La question de savoir si les pratiques de tarification personnalisée en assurance connectée peuvent être perçues comme discriminatoires est cruciale. Maître Defieux explique que si le principe de liberté tarifaire est fondamental en assurance, il doit impérativement respecter le principe de non-discrimination. La distinction clé réside dans la nature des critères utilisés pour différencier les primes. La loi interdit les discriminations basées sur des critères prohibés tels que l’origine ou le sexe. Cependant, la sélection des risques, inhérente au métier d’assureur, est parfaitement licite, à condition que les risques soient objectivement évalués. Ainsi, des critères comme le fait d’être novice, malussé, ou l’âge en assurance auto ne sont pas considérés comme discriminatoires car ils sont liés à une évaluation objective du risque. De même, les données télématiques (comportement au volant, kilométrage, vitesse) sont des critères non prohibés qui permettent d’affiner l’évaluation du risque, à l’instar d’un système bonus-malus plus sophistiqué. En somme, une différenciation tarifaire basée sur les données de conduite est permise, pourvu qu’elle repose sur des critères objectifs, pertinents et transparents pour l’assuré.

https://vimeo.com/manage/videos/1106459395/57c44b049a

6- Est-ce que les réductions tarifaires aux “bons conducteurs” remettent en question le principe de mutualisation du risque en assurance auto ? 

Le fait d’accorder des réductions tarifaires aux “bons conducteurs” via l’assurance connectée ne remet pas juridiquement en cause le principe de mutualisation du risque en assurance auto. Bien que cela puisse conduire à une hyper-segmentation, la mutualisation est davantage un principe économique et statistique qu’une obligation juridique. Actuellement, aucune règle de droit n’interdit l’hyper-segmentation des risques ni les réductions tarifaires basées sur les données de conduite.

https://vimeo.com/manage/videos/1106459494/591ef133a8

7- Existe-t-il des différences d’interprétation juridique selon que l’on soit une mutuelle, une société d’assurance ou un bancassureur ?

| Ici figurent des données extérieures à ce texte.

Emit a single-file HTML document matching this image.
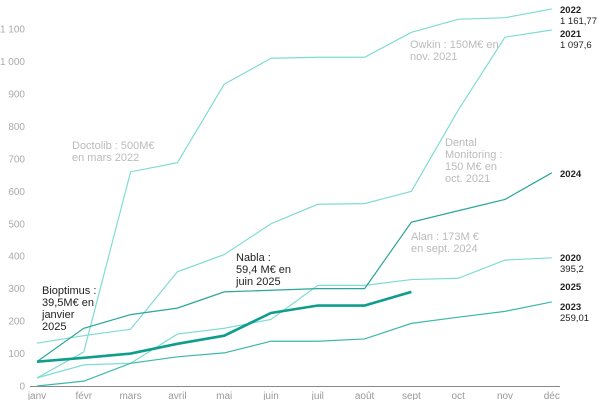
<!DOCTYPE html>
<html><head><meta charset="utf-8"><style>
body{margin:0;background:#fff;}
svg{display:block;font-family:"Liberation Sans",sans-serif;}
.t{font-size:10px;fill:#aaa}
.x{font-size:10px;fill:#999;text-anchor:middle}
.a{font-size:11px;fill:#bbb}
.b{font-size:11px;fill:#222}
.l{font-size:9.5px;fill:#222;font-weight:bold}
.v{font-size:9.5px;fill:#222}
</style></head><body>
<svg id="s" width="600" height="400" xmlns="http://www.w3.org/2000/svg"></svg>
<script>
var s=document.getElementById('s'),h='';
function Y(v){return 386-v*0.3245;}
function X(i){return 37+i*46.8;}
for(var k=0;k<=11;k++){h+='<text class="t" x="25" y="'+(Y(k*100)+3.5)+'" text-anchor="end">'+(k==0?'0':k==10?'1 000':k==11?'1 100':k*100)+'</text>';}
var m=['janv','févr','mars','avril','mai','juin','juil','août','sept','oct','nov','déc'];
m.forEach(function(t,i){h+='<text class="x" x="'+X(i)+'" y="399">'+t+'</text>';});
h+='<line x1="30" y1="386.5" x2="560" y2="386.5" stroke="#888" stroke-width="1"/>';
var d=[
[[25,105,660,688,930,1010,1013,1013,1090,1130,1135,1162],'#7fdcd3',1.2],
[[132,155,175,352,405,500,560,562,600,850,1075,1097],'#7fdcd3',1.2],
[[25,65,70,160,178,205,310,310,328,332,388,395],'#7fdcd3',1.2],
[[0,15,70,90,102,138,138,145,193,212,230,259],'#3bb8ab',1.2],
[[75,178,220,240,290,295,300,300,505,540,575,657],'#2aa69a',1.2],
[[75,87,100,130,155,225,248,248,290],'#0f9e8e',2.6]];
d.forEach(function(r){h+='<polyline fill="none" stroke="'+r[1]+'" stroke-width="'+r[2]+'" points="'+r[0].map(function(v,i){return X(i)+','+Y(v)}).join(' ')+'"/>';});
function T(c,x,y,ls){ls.forEach(function(t,i){h+='<text class="'+c+'" x="'+x+'" y="'+(y+i*12)+'">'+t+'</text>';});}
T('a',72,149,['Doctolib : 500M€','en mars 2022']);
T('a',410,48,['Owkin : 150M€ en','nov. 2021']);
T('a',445,146,['Dental','Monitoring :','150 M€ en','oct. 2021']);
T('a',411,240,['Alan : 173M €','en sept. 2024']);
T('b',42,294,['Bioptimus :','39,5M€ en','janvier','2025']);
T('b',236,261,['Nabla :','59,4 M€ en','juin 2025']);
T('l',560,13,['2022']);T('v',560,24,['1 161,77']);
T('l',560,37,['2021']);T('v',560,48,['1 097,6']);
T('l',560,177,['2024']);
T('l',560,261,['2020']);T('v',560,272,['395,2']);
T('l',560,290,['2025']);
T('l',560,310,['2023']);T('v',560,321,['259,01']);
s.innerHTML=h;
</script>
</body></html>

Concernant les programmes d’assurance connectée en assurance auto, il n’existe aucune différence d’interprétation juridique ou de marge de manœuvre entre les compagnies d’assurance, les sociétés d’assurance mutuelle, ou les bancassureurs. Les règles applicables sont uniformes pour toutes ces entités, à l’exception des mutuelles soumises au Code de la mutualité, qui ne sont pas autorisées à proposer de l’assurance automobile.

https://vimeo.com/manage/videos/1106459526/bfa4f848e8

8- Peut-on utiliser les données télématiques d’un accident pour gérer le sinistre et détecter la fraude ?

L’utilisation des données télématiques collectées lors d’un accident pour la gestion des sinistres et la détection de fraude est permise, à condition de respecter le principe de minimisation et de justifier la nécessité de chaque donnée pour ces finalités. Bien que les données brutes (localisation ou vitesse instantanée) ne soient généralement pas transmises directement à l’assureur, la CNIL autorise leur communication ponctuelle si elle est strictement nécessaire à une finalité précise. L’assuré doit être informé des destinataires des données, y compris les experts mandatés. De plus, l’assureur peut insérer une convention de preuve dans le contrat d’assurance, permettant de définir contractuellement quelles données télématiques pourront servir d’éléments de preuve opposables entre les parties, notamment pour être communiquées à l’expert, renforçant ainsi l’information de l’assuré et limitant les litiges.